The easiest win is probably conquest on a pageae map. The short answer is to beeline Chemistry. Get there as quick as you can and kill everyone in sight. On the way to Chemistry, take a pit stop at Macemen to get some City Raider promotions. "Acquire" Construction along the way. After you have Chemistry, turn off research to get enough money to upgrade your troops to Grenadiers. Don't waste your time researching techs you don't need. If you have copper and no jungle, you don't need Iron Working!

Wodan said:
Having a thriving economy, now that I would say is essential. Not a benefit... a need.
My advice is to check the One City Challenge option the next time you play. It will give thriving economy a whole new meaning. ;)
 
I guess I'm what passes for an expert around here, unless futurehermit posts, so I'll add my 2c. First, check out my long post specifically 3) and some of the comments on that on page 2 eshpeshally post #21. Basically you need to generate your wealth from one or two cities running cottages not merchants. Merchants are just way to inefficient. Build Wall Street in your commerce city and you can get like 500 gold in one city.

Using whipping is not bad as long as you build lots of cottages and don't overuse it. As for the Pyramids, you basically can't run this strategy without it. If you're worried about missing it use a leader who has Industrial.
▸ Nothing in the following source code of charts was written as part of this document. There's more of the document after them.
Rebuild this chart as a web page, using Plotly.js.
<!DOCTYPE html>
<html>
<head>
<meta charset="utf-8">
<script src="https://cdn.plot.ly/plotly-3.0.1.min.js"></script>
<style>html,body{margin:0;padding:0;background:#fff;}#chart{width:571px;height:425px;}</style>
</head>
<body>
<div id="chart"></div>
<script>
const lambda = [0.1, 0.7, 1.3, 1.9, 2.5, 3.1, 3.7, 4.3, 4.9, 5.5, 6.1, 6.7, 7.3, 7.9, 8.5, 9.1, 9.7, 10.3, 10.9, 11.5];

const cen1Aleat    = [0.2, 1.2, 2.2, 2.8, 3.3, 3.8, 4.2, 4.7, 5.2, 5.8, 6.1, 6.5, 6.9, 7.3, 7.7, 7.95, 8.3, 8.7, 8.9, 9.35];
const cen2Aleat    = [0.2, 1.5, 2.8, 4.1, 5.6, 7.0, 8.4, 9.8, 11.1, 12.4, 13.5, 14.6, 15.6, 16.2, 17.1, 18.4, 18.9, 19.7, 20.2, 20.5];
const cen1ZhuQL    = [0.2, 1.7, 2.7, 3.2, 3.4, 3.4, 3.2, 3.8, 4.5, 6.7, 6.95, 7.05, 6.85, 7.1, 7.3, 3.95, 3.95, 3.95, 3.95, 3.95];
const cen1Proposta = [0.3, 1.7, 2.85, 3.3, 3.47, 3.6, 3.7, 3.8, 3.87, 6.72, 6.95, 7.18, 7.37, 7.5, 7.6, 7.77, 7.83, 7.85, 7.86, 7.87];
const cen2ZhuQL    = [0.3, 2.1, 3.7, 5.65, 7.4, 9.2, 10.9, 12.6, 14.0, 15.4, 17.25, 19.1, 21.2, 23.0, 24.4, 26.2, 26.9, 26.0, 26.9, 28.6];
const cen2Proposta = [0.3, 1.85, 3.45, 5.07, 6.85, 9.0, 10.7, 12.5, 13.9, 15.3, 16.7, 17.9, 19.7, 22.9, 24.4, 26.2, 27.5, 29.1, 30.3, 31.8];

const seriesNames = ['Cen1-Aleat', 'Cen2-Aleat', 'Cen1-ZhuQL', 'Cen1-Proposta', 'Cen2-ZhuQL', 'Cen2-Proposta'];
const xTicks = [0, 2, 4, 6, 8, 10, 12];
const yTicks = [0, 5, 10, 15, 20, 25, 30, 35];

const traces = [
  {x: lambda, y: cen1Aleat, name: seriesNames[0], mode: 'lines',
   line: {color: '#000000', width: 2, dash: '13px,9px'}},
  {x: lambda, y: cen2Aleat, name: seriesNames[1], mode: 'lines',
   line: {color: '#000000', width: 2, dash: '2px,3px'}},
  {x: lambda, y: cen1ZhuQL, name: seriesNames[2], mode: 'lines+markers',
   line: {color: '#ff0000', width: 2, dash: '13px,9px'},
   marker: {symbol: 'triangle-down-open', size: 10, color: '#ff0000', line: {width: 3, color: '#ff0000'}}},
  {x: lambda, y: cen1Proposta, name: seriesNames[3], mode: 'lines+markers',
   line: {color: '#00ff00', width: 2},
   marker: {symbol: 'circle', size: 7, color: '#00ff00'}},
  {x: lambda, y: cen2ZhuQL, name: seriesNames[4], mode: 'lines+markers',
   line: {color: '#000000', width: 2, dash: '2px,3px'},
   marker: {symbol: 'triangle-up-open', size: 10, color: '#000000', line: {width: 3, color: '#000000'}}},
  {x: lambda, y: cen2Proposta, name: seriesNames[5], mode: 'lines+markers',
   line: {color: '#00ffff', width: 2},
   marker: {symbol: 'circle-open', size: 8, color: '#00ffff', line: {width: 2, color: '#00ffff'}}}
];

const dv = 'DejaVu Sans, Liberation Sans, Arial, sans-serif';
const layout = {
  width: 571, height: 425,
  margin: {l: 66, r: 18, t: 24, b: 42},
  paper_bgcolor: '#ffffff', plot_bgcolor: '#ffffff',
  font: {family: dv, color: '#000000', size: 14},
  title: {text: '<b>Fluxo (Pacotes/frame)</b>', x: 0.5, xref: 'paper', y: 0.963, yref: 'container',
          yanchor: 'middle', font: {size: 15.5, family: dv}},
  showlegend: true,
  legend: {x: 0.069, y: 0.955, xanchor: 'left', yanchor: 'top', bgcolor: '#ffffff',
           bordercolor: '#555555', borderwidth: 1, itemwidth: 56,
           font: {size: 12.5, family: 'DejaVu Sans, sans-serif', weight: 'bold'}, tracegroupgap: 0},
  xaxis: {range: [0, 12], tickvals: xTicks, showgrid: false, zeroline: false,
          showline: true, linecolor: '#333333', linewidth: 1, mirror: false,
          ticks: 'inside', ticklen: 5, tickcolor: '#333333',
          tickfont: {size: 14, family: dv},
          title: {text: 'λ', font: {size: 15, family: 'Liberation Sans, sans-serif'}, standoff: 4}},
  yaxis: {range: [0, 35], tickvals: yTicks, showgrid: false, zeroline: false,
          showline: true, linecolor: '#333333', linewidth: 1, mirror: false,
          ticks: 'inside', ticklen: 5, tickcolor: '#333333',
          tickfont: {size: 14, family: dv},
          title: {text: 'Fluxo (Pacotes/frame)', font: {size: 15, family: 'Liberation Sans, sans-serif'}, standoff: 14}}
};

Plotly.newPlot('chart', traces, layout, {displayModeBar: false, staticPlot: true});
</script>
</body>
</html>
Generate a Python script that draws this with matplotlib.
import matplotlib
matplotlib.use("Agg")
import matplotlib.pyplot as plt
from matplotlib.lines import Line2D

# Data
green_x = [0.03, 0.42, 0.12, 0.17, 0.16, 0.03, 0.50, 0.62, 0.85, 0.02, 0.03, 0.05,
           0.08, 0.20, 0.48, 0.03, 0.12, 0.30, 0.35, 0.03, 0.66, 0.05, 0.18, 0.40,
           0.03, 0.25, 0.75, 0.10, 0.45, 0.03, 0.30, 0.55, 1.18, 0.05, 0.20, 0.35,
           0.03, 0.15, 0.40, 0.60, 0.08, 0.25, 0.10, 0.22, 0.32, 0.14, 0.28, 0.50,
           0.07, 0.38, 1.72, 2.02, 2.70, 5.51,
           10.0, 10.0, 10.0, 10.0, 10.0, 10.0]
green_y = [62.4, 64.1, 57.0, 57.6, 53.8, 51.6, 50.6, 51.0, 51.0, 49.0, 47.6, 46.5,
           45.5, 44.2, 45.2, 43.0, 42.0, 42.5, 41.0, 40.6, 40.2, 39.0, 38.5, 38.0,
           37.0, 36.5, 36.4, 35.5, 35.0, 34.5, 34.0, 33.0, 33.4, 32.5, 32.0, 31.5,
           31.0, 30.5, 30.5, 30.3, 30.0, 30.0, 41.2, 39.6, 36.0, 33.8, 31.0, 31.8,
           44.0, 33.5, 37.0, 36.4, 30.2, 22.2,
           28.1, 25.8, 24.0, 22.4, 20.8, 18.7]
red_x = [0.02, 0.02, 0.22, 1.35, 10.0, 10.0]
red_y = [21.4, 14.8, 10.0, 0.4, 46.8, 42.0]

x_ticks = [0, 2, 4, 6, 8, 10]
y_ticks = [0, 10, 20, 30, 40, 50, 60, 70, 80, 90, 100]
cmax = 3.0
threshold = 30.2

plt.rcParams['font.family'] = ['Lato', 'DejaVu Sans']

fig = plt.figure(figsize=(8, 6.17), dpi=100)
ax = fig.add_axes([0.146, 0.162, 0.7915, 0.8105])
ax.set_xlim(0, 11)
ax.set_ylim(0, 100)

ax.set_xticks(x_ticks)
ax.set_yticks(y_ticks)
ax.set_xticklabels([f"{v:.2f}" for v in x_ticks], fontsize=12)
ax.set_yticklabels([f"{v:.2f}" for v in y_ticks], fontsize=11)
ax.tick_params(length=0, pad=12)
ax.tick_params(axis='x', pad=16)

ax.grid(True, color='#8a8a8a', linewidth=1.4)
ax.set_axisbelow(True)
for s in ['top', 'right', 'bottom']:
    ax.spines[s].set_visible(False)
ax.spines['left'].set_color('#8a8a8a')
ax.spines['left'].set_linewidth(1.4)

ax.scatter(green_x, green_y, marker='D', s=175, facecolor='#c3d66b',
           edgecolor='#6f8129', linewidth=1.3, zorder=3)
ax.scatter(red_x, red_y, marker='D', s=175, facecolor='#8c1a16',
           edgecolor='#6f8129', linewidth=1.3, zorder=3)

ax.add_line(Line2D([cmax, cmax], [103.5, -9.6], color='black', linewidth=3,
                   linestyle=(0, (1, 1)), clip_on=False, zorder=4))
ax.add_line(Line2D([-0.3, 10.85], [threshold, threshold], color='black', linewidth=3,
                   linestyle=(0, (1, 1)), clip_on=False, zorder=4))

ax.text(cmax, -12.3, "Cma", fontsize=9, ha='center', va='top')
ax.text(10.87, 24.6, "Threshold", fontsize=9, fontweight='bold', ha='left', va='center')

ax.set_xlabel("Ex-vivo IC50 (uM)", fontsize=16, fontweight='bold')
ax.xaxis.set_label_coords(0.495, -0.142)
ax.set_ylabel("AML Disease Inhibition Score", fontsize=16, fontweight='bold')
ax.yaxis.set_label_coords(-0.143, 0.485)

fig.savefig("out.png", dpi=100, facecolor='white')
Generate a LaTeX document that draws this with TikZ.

I would also recomend looking through my post on the specific leaders. Basically I'd use the Russians either Stalin or Peter.

Hope this helps.
 
If you're going to pop up games to support an argument, it might help if they've actually been played through to completion (and victory would help). The immortal game doesn't even run up to 500 AD (since I've looked at it) and therefore proves nothing. Your posts are also so filled with spelling errors and poor grammar I'm finding the grand strategy difficult to decipher (I don't care the reason for these, I'm just pointing out they make the posts difficult to read).
 
Spelling and grammar mistakes dont matter to me. Mutineer's posts, games, are VERY informative.